Of course, this selling isn’t always direct. Sometimes a site is just a glorified online brochure for a company. That site is still selling. It’s selling the company that you’ve made the site for, so it is still a web design that sells. Your goal as a website designer is to sell your client’s products, not to make flashy widgets that look really cool and accomplish nothing but wasted bandwidth and maybe an award or two for your portfolio.

This can’t be overemphasized. I am contacted by both businesses looking for website designers and by designers wanting to know if I have any work for them. I rarely match them up because those designers who’re looking for work have portfolios full of work that might look good in an art gallery or a design show, but that is not what business sites need in order to succeed on the World Wide Web.

So now the question is, “what exactly is web design that sells?” Fortunately, that part is easy to explain. Unfortunately, it’s not so easy to accomplish. Many web designers think of themselves as artists, but they think of this “art” in the wrong way. They think they’re visual artists who create art using the electronic medium of the web. That’s not the case. Web designers are more like interactive or audience participation artists. They’re more like illusionists and magicians than they are like mimes. This means your business site design is not about wowing the eyeballs, but instead getting the visitor involved in the site itself: getting them to click, to read, to participate. That’s the true art of web design.
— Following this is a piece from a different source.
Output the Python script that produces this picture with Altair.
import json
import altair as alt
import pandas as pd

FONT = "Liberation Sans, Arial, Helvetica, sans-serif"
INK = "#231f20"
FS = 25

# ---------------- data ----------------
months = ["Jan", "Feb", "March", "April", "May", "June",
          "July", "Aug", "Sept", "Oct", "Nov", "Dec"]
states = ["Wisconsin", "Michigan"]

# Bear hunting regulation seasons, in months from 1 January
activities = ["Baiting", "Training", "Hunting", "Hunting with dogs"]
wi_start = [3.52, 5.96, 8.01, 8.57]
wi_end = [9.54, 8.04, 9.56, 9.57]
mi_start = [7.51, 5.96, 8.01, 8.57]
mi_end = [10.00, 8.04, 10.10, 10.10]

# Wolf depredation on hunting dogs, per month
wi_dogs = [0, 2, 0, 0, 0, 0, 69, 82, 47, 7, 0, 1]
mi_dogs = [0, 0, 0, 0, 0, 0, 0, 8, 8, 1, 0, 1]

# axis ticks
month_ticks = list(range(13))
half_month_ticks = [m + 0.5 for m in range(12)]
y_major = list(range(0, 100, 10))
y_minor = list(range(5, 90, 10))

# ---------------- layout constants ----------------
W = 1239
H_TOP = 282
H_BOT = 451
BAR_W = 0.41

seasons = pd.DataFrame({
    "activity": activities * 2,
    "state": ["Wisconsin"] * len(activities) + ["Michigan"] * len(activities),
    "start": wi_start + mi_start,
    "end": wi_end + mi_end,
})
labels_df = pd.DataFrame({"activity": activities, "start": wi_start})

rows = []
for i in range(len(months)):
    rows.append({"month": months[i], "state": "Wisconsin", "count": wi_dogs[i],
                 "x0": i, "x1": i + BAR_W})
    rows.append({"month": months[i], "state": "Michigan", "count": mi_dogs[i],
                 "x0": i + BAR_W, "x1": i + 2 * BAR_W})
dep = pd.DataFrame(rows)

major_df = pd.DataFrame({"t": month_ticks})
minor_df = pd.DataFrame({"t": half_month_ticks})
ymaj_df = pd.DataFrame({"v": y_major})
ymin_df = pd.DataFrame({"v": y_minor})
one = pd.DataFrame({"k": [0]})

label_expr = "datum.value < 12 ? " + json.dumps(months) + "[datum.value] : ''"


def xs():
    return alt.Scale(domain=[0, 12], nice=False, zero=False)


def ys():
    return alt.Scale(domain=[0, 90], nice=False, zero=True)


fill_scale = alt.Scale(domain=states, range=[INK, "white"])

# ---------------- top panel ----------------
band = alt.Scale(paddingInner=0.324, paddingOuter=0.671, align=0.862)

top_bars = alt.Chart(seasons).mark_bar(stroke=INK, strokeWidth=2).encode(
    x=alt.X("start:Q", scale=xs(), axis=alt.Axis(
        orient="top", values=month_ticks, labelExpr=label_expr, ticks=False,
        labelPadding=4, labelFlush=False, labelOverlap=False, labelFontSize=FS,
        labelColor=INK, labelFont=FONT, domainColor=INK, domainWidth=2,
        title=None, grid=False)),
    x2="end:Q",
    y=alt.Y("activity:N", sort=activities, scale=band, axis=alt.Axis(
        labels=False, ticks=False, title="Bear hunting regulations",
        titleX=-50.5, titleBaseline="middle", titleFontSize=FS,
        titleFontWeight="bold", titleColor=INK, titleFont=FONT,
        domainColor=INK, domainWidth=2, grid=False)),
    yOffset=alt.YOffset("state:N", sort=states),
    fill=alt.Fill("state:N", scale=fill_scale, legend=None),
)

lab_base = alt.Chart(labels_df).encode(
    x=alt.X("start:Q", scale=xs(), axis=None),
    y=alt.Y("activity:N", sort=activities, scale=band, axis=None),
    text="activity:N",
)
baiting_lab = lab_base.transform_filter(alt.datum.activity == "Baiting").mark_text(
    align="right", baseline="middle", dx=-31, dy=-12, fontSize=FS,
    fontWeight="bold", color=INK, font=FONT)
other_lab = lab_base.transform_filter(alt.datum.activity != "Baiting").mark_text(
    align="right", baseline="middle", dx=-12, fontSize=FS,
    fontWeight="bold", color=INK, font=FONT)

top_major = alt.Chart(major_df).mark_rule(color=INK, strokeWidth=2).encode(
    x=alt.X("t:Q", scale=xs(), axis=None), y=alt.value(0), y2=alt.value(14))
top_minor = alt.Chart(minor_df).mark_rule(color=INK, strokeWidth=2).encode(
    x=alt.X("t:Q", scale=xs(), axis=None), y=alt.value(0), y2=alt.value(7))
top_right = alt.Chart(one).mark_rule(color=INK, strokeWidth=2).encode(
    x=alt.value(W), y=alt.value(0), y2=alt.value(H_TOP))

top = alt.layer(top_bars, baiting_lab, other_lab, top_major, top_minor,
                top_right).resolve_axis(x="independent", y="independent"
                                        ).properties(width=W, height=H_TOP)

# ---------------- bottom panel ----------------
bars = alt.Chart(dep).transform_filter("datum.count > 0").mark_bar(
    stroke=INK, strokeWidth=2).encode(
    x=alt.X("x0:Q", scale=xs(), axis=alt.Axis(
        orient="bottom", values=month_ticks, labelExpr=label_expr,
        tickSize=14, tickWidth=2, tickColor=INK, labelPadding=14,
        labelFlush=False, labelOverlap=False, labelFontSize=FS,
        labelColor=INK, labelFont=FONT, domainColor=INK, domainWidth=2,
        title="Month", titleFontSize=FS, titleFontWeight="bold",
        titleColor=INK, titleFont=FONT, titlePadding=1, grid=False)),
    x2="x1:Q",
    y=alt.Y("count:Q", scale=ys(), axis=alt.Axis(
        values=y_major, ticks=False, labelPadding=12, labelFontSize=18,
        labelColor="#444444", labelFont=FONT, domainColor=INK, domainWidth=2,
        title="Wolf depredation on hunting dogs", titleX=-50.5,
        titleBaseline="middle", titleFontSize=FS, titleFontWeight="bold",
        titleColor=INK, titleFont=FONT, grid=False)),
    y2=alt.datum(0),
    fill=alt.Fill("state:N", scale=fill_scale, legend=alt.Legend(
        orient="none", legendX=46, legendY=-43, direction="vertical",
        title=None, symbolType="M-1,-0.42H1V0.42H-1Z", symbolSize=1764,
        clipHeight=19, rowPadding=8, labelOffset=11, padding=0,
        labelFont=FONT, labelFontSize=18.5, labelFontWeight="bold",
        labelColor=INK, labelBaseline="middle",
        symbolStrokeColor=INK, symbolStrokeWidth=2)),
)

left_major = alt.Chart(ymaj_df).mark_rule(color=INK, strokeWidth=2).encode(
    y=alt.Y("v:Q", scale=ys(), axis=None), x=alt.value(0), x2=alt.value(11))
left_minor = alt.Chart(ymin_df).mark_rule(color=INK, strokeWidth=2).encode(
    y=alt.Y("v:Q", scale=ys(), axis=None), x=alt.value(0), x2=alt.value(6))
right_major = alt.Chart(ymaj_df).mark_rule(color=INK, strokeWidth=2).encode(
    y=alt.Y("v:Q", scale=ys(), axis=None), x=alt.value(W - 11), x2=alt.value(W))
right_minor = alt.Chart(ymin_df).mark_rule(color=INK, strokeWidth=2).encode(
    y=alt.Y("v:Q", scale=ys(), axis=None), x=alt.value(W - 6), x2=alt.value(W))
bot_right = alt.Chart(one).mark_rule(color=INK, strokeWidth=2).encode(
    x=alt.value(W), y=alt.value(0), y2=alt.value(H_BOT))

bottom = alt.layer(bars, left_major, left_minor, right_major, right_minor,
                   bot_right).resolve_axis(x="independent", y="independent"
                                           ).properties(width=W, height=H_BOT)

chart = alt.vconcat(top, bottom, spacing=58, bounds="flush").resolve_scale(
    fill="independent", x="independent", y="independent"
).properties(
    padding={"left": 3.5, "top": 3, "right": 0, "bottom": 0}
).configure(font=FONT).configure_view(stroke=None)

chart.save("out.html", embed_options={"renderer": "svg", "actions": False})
To accomplish this, your design must be simple, but not boring. It must be interactive, but easy to use. And most of all it must be gently guiding the visitor towards a goal: usually a sale, or the piece of information they’ve been searching for.

Let’s look at an all-time favorite of ultra-simplistic design: Google. This home page is probably the fastest-loading page on the web that consists of more than just “.” Yet it’s one of the most user-friendly and most-visited sites on the Internet. Another great example is eBay. A little more complex, yes, but still fast-loading and very clean to look at. Very rarely does a visitor to eBay not know how to use this site—everything is laid out for them simply and neatly. All while still selling.

Simple and effective design is much more than just graphics
and obscure talk about “visual flow.” It’s all about how the user interacts with the site and what the visitor can get out of the site quickly. Most definitely it’s about “selling” the site through its web design elements. Often this involves a strong mesh of team work between the designer, copywriter, and the back-end programmer.

The search for the grail continues as designers who understand their business continue to find innovative ways to make web design that sells rather than web design that wins obscure awards. Moving away from pure “art for arts sake,” they’re capturing the holy grail and winning the awards that matter: happy clients who come back and send their friends and colleagues. That is great web design!